The defences enclosed an area of about 60m by 56m, with a well. The earliest buildings were a succession of roundhouses with the largest in the middle. The walls were represented by trenches which had been packed with clay and stones, and probably originally held timber uprights set edge-to-edge. The two largest houses also both had an internal ring of posts that would have helped to support the roof. Other structures included a couple of sub-square buildings of approximately the same size as the smaller roundhouses, and buildings founded on a grid of posts, probably granaries. The interior of the enclosure was divided at various times by fence-lines. The excavators calculate from modern studies on how fast timbers decay in the ground that none of these buildings, individually, is likely to have lasted for more than 20 years, but it was not until nearly the middle of the 2nd century that the first rectangular buildings with stone foundations began to be constructed. The earliest of these overlapped with use of the latest timber buildings. The best-understood early stone building started as a simple single room cut into the southern boundary bank, but was later extended with the addition of a veranda on one long side, then a sunken room on one short end (possibly intended for a hypocaust but not completed; Figure K, Figure L), followed by a suite of rooms on the other end with another hypocaust which was, however, never fired. It may have been replaced as the main residential building by another stone building constructed against the western bank, whose foundations suggest it may have been two storeys high. By the end of the 3rd century a stone building with a corndryer and a cistern had replaced the poorly understood structures against the eastern boundary bank, and a new house, again probably two storeys and with a corridor or veranda, was built on the northern side.

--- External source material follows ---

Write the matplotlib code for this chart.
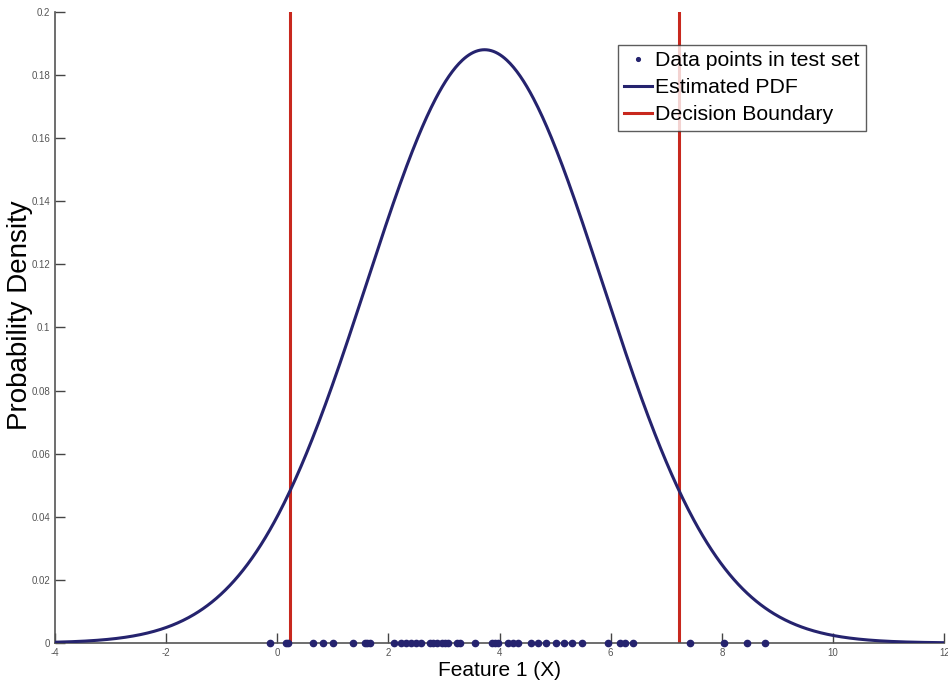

We see here the development of a defended enclosure with typical Iron Age roundhouses to a villa with stone houses in the Roman tradition, complete with tiled roofs and wallplaster, but still respecting the line of the bank. Finds suggest that cattle-raising was more important than sheep, goats or pigs and that emmer wheat was grown. A wide range of pottery shows that the inhabitants were firmly integrated into the market economy.